U.S. Senate candidates share concerns, priorities
BEMIDJI -- The four candidates seeking the Republican endorsement for U.S. Senate all agree that Amy Klobuchar needs to be replaced, but their main areas of concern varied, covering national debt, Obamacare, foreign policy and the size of government.
"This is why we need Lincoln-Douglas-style debates with Sen. Klobuchar," Candidate Kurt Bills said. "These are things that the American people and Minnesota want explained and discussed."
The Beltrami County Republicans held a Senate forum Thursday evening to discuss issues in the United States and ways they would change things if elected. The candidates who attended the forum were Bills, Pete Hegseth, Dan "Doc" Severson and Harold Shudlick.
Bills, who serves in the state House of Representatives, said that, if elected, his first priority would be to address the national deficit and its need for a budget.
"If there was only one thing, I would have to go with the platform to revitalize America," Bills said. "If there was one thing that we could tackle, it would be our deficits, our debt and our spending. That would bring more of an equilibrium to our overall economy."
All four of the candidates said they would not vote to raise the national debt ceiling. Hegseth said if the national debt ceiling is raised, it will likely result in raises in the future, putting the country further in debt.
"(Klobuchar) is part of the process that continues to kick the ball down the road," he said.
Hegseth said the country needs to take on the entitlement programs and other drivers of the debt to make them solvent for future generations and not continue to raise the debt ceiling and creating problems in the future.

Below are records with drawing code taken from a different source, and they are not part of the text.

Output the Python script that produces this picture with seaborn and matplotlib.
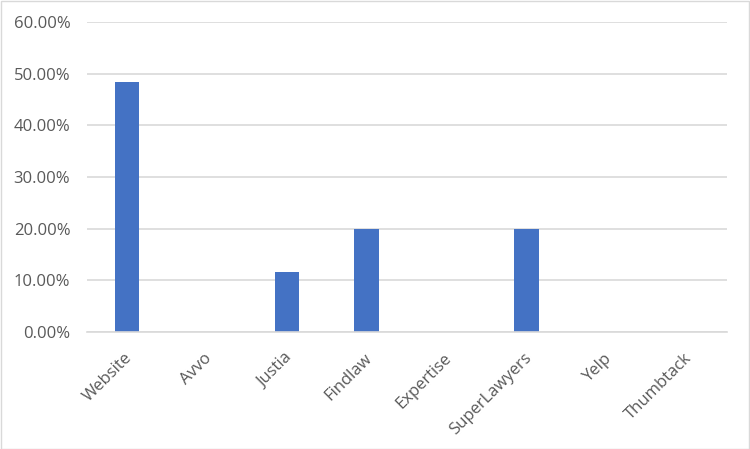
import matplotlib
matplotlib.use("Agg")
import matplotlib.pyplot as plt
import matplotlib.transforms as mtransforms
import seaborn as sns
import pandas as pd
from matplotlib.ticker import PercentFormatter, MultipleLocator

categories = ["Website", "Avvo", "Justia", "Findlaw", "Expertise", "SuperLawyers", "Yelp", "Thumbtack"]
values = [48.33, 0, 11.67, 20.0, 0, 20.0, 0, 0]

df = pd.DataFrame({"cat": categories, "val": values})

sns.set_theme(style="white")
plt.rcParams["font.family"] = ["Open Sans", "DejaVu Sans"]

fig = plt.figure(figsize=(7.5, 4.49), dpi=100)
ax = fig.add_axes([0.116, 0.2606, 0.853, 0.6904])

sns.barplot(data=df, x="cat", y="val", color="#4472C4", width=0.31, ax=ax,
            saturation=1, linewidth=0)

ax.set_ylim(0, 60)
ax.set_xlim(-0.5, len(categories) - 0.5)
ax.yaxis.set_major_locator(MultipleLocator(10))
ax.yaxis.set_major_formatter(PercentFormatter(decimals=2))
ax.set_xlabel("")
ax.set_ylabel("")
ax.grid(axis="y", color="#d9d9d9", linewidth=1.2)
ax.set_axisbelow(True)
for s in ["top", "right", "left"]:
    ax.spines[s].set_visible(False)
ax.spines["bottom"].set_color("#d9d9d9")
ax.spines["bottom"].set_linewidth(1.2)
ax.tick_params(axis="both", length=0, colors="#595959", labelsize=12)
ax.tick_params(axis="y", pad=12)
ax.tick_params(axis="x", pad=13)
offset = mtransforms.ScaledTranslation(-3 / 100, 0, fig.dpi_scale_trans)
for lbl in ax.get_xticklabels():
    lbl.set_rotation(45)
    lbl.set_ha("right")
    lbl.set_rotation_mode("anchor")
    lbl.set_transform(lbl.get_transform() + offset)

border = plt.Rectangle((0.001, 0.001), 0.998, 0.997, transform=fig.transFigure,
                       fill=False, edgecolor="#d9d9d9", linewidth=1)
fig.patches.append(border)

fig.savefig("out.png", dpi=100, facecolor="white")
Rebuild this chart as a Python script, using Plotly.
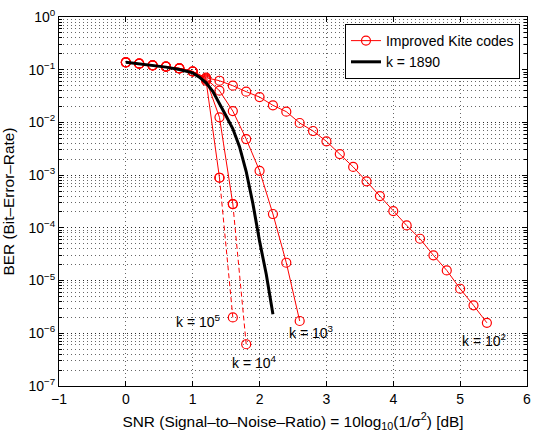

Severson, who served four consecutive terms in the state House of Representatives, said if he was elected, his first focus would be a sunset clause for all federal departments.
"We have no systematic review that is going on to ask how this comes across in the constitution. Is this an actual authority that has been given to the federal government?" Severson said. "As we do that, we begin to reduce the costs of doing business and eliminating those that are unconstitutional."
Hegseth, who recently returned from a deployment to Afghanistan with the National Guard, said his first focus would be to eliminate Obamacare, something all four candidates want to happen. (Obamacare is an informal name for the Patient Protection and Affordable Care Act.)
"I hope and believe that the first and most important vote I would cast as your U.S. senator would be to appeal Obamacare," Hegseth said. "It is not something we can deal with piece by piece; it is something that we have to get rid of entirely."
Severson said that in addition to getting rid of Obamacare, the government needs to get away from the argument that health care is an entitlement.
"If we want a good health-care system, one that is responsive, we need to go to a free market system," Severson said.
For Shudlick, the one thing he would like to see accomplished is for America to come home.
"We've been taking care of others too often, and we have forgotten that self-care is God's work, too," Shudlick said. "If we can't take care of ourselves, how are we supposed to take care of others?"
Shudlick said the United States should get out of the United Nations, and, in turn, the U.N. should get out of the United States.
Though all candidates have their own priorities, all four said they will support the Republican nominee who is selected and will focus on raising the money needed to compete with Klobuchar in November.
"We need that endorsement, and we need that time from May 18 to November to beat Klobuchar," Hegseth said. "We can't think that we are going to fight amongst ourselves all the way to August and then pivot and beat her."